>> begin INPUT DATA

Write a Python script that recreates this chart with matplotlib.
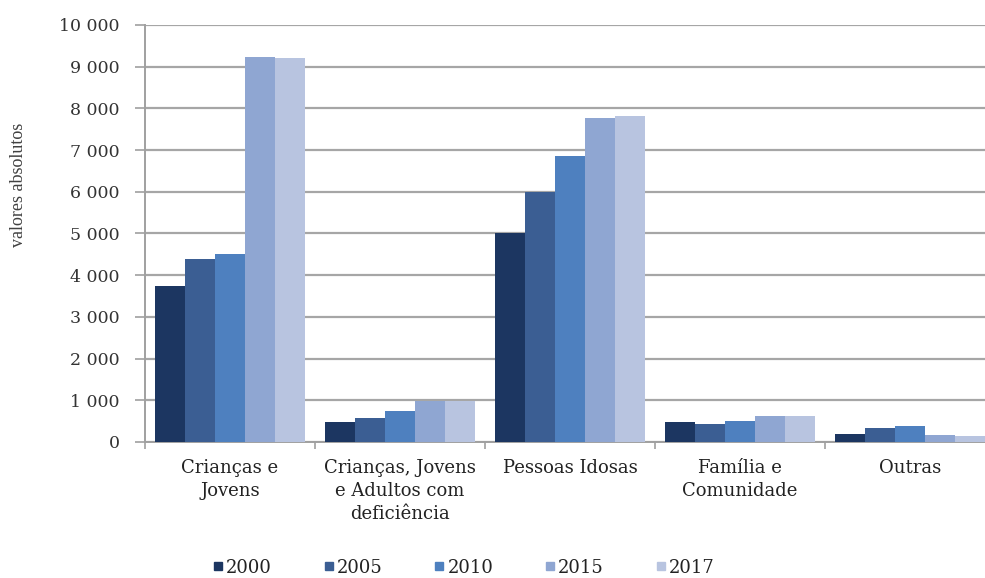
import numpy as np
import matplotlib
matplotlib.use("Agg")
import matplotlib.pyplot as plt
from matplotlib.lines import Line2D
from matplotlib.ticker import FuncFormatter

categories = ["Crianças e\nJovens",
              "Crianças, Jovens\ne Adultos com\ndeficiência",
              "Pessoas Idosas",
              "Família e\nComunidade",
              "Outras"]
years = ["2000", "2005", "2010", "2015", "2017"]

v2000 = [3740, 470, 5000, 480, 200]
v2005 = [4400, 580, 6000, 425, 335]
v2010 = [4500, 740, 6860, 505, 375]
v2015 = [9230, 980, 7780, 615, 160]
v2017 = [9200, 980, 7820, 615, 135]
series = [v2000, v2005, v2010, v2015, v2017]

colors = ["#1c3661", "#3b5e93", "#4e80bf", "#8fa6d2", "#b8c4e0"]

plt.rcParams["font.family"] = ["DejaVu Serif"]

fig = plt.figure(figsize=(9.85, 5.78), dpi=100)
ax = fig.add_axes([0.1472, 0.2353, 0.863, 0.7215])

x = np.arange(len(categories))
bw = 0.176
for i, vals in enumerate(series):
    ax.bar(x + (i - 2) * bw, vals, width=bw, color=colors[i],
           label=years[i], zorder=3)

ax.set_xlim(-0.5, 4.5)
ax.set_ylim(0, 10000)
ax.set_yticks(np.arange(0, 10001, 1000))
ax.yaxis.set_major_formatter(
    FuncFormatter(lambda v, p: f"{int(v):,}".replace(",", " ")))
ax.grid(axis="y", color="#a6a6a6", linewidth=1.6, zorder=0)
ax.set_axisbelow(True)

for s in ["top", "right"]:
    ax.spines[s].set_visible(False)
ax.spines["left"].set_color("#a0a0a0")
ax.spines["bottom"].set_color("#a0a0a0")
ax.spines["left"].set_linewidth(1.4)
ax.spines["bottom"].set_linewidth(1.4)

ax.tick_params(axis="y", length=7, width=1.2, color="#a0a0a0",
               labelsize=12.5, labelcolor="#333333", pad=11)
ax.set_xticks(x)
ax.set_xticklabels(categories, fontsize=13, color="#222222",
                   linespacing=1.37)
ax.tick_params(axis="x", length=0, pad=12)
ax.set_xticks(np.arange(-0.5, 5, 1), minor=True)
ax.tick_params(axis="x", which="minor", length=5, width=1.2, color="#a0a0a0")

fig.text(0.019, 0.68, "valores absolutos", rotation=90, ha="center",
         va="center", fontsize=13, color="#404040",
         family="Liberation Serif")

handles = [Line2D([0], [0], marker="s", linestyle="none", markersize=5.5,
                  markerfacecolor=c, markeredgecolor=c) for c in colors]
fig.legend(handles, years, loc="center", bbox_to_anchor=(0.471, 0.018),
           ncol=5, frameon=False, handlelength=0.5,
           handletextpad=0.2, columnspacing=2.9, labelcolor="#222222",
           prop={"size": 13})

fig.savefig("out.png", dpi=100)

>> end INPUT DATA
>> begin INPUT DATA

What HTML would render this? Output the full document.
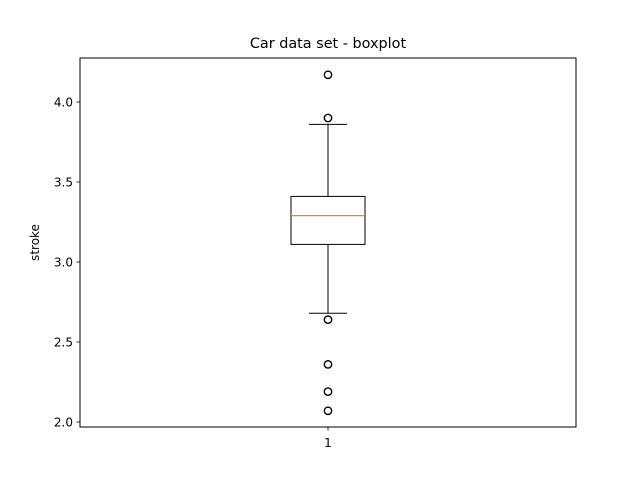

>> end INPUT DATA

* _GOAL OF THE EXERCISE_
In the listing above, find the line containing "Write a Python" and the line containing "ax.set_axisbelow(True)", then return both of them and every line between, exactly, without pictures.

* _EXERCISE RESPONSE_
Write a Python script that recreates this chart with matplotlib.
import numpy as np
import matplotlib
matplotlib.use("Agg")
import matplotlib.pyplot as plt
from matplotlib.lines import Line2D
from matplotlib.ticker import FuncFormatter

categories = ["Crianças e\nJovens",
              "Crianças, Jovens\ne Adultos com\ndeficiência",
              "Pessoas Idosas",
              "Família e\nComunidade",
              "Outras"]
years = ["2000", "2005", "2010", "2015", "2017"]

v2000 = [3740, 470, 5000, 480, 200]
v2005 = [4400, 580, 6000, 425, 335]
v2010 = [4500, 740, 6860, 505, 375]
v2015 = [9230, 980, 7780, 615, 160]
v2017 = [9200, 980, 7820, 615, 135]
series = [v2000, v2005, v2010, v2015, v2017]

colors = ["#1c3661", "#3b5e93", "#4e80bf", "#8fa6d2", "#b8c4e0"]

plt.rcParams["font.family"] = ["DejaVu Serif"]

fig = plt.figure(figsize=(9.85, 5.78), dpi=100)
ax = fig.add_axes([0.1472, 0.2353, 0.863, 0.7215])

x = np.arange(len(categories))
bw = 0.176
for i, vals in enumerate(series):
    ax.bar(x + (i - 2) * bw, vals, width=bw, color=colors[i],
           label=years[i], zorder=3)

ax.set_xlim(-0.5, 4.5)
ax.set_ylim(0, 10000)
ax.set_yticks(np.arange(0, 10001, 1000))
ax.yaxis.set_major_formatter(
    FuncFormatter(lambda v, p: f"{int(v):,}".replace(",", " ")))
ax.grid(axis="y", color="#a6a6a6", linewidth=1.6, zorder=0)
ax.set_axisbelow(True)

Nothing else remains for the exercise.